How to Have Just-Met Sex
Create a Little Distance continued...
Another benefit of time apart is that it allows you to make a life for yourself outside of your relationship. "It's important to have an identity as an individual, to be involved in activities that take you away from the home and each other and give you something of your own," says Sharna L. Striar, Ph.D., a certified sex therapist and relationship counselor in private practice in New York City. Try revisiting some of the activities and personal passions you used to pursue before you two started dating but maybe haven't had time for since. It could be yoga, running, photography, or even just Thursday happy hours with friends. By feeding your soul this way, Striar adds, "you're likely to discover a few new things about yourself — things that your partner can then discover as well."
It's also okay — even good — to keep some corners of your life and mind all to yourself. "Many couples feel like the only way to bond is by sharing everything with each other," says Perel. "But it's mystery that really fuels desire and draws your partner to you. You might think that if you've been together for years, it's impossible, but the mystery is always there, if you allow it."
Rediscover Each Other
It doesn't take a genius to figure out that sex with a new partner is thrilling largely because it's, well, new. "What makes just-met sex so exciting is that sense of the unknown and the anticipation of what might happen," says Georgia-based sex therapist Gloria Brame, Ph.D. "You're still discovering each other's bodies, finding new ways to turn each other on, and testing new waters." So in order to recapture that just-met sizzle, you have to snap out of the same-old sex routine.

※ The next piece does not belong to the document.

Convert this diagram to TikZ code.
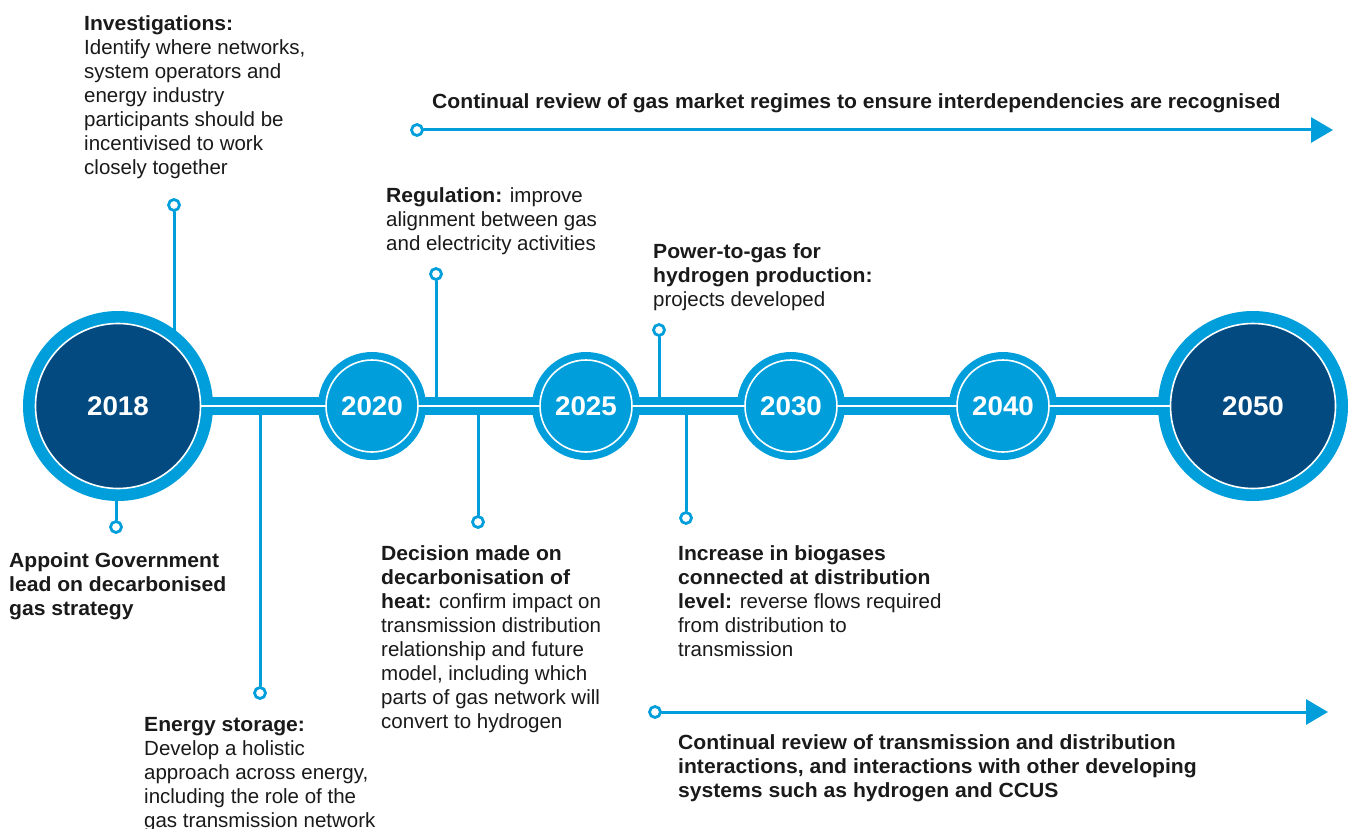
\documentclass[tikz,border=0pt]{standalone}
\usepackage{fontspec}
\setmainfont{Liberation Sans}[BoldFeatures={FakeStretch=1.03}]
\usetikzlibrary{arrows.meta}
\definecolor{gasBlue}{HTML}{009FDB}
\definecolor{gasNavy}{HTML}{034A80}
\definecolor{gasInk}{HTML}{1A1A1A}

\begin{document}
\begin{tikzpicture}[x=1pt,y=-1pt,>=Latex,line cap=round,line join=round]
\path[fill=white,use as bounding box] (0,0) rectangle (1349,829);
\tikzset{stem/.style={draw=gasBlue,line width=3pt},pindot/.style={circle,draw=gasBlue,fill=white,line width=2.8pt,minimum size=11pt,inner sep=0pt},ring/.style={circle,fill=gasBlue,inner sep=0pt},core/.style={circle,draw=white,line width=1.6pt,inner sep=0pt,text=white,font=\bfseries\fontsize{27}{30}\selectfont},note/.style={anchor=north west,inner sep=0pt,align=left,text=gasInk,font=\fontsize{20.5}{24}\selectfont}}
\coordinate (bar) at (0,406);
\node[pindot] (pInv) at (174,205) {};
\node[pindot] (pGov) at (116,527) {};
\node[pindot] (pStore) at (260,693) {};
\node[pindot] (pReg) at (436,274) {};
\node[pindot] (pHeat) at (478,522) {};
\node[pindot] (pP2G) at (659,330) {};
\node[pindot] (pBio) at (686,518) {};
\foreach \p in {pInv,pGov,pStore,pReg,pHeat,pP2G,pBio} \draw[stem] (\p) -- (\p |- bar);
\node[ring,minimum size=190pt] (r2018) at (118,406) {};
\node[ring,minimum size=190pt] (r2050) at (1253,406) {};
\foreach \yr/\px in {2020/372,2025/586,2030/791,2040/1003} \node[ring,minimum size=108pt] (r\yr) at (\px,406) {};
\draw[draw=gasBlue,line width=18pt] (r2018) -- (r2050);
\draw[white,line width=1.6pt] (r2018.center) -- (r2050.center);
\node[core,fill=gasNavy,minimum size=165pt] (y2018) at (r2018) {2018};
\node[core,fill=gasNavy,minimum size=165pt] (y2050) at (r2050) {2050};
\foreach \yr in {2020,2025,2030,2040} \node[core,fill=gasBlue,minimum size=92pt] (y\yr) at (r\yr) {\yr};
\node[pindot] (pTop) at (417,130) {};
\coordinate (tipTop) at (1333,130);
\draw[stem,-{Triangle[length=22pt,width=25pt]}] (pTop) -- (tipTop);
\node[pindot] (pBot) at (655,712) {};
\coordinate (tipBot) at (1328,712);
\draw[stem,-{Triangle[length=22pt,width=25pt]}] (pBot) -- (tipBot);
\node[note] (nTop) at (432,91.2) {\strut\textbf{Continual review of gas market regimes to ensure interdependencies are recognised}};
\node[note] (nInv) at (84,13.2) {\strut\textbf{Investigations:}\\Identify where networks,\\system operators and\\energy industry\\participants should be\\incentivised to work\\closely together};
\node[note] (nReg) at (386,185.2) {\strut\textbf{Regulation:} improve\\alignment between gas\\and electricity activities};
\node[note] (nP2G) at (653,241.2) {\strut\textbf{Power-to-gas for}\\\textbf{hydrogen production:}\\projects developed};
\node[note] (nGov) at (9,550.2) {\strut\textbf{Appoint Government}\\\textbf{lead on decarbonised}\\\textbf{gas strategy}};
\node[note] (nHeat) at (381,543.2) {\strut\textbf{Decision made on}\\\textbf{decarbonisation of}\\\textbf{heat:} confirm impact on\\transmission distribution\\relationship and future\\model, including which\\parts of gas network will\\convert to hydrogen};
\node[note] (nBio) at (678,543.2) {\strut\textbf{Increase in biogases}\\\textbf{connected at distribution}\\\textbf{level:} reverse flows required\\from distribution to\\transmission};
\node[note] (nStore) at (144,714.2) {\strut\textbf{Energy storage:}\\Develop a holistic\\approach across energy,\\including the role of the\\gas transmission network};
\node[note] (nBot) at (678,732.2) {\strut\textbf{Continual review of transmission and distribution}\\\textbf{interactions, and interactions with other developing}\\\textbf{systems such as hydrogen and CCUS}};
\end{tikzpicture}
\end{document}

A classic way to reboot your sexual relationship is to go away together — for a week, a few days, even just a night. Or send the kids on a sleepover and turn off the phones so you can have total alone time in your own home. "Call it a sex vacation," says Britton. "It's an opportunity to go back to the beginning, when you didn't have babies, shared bills, or a mortgage, and your relationship was just about the two of you, having fun."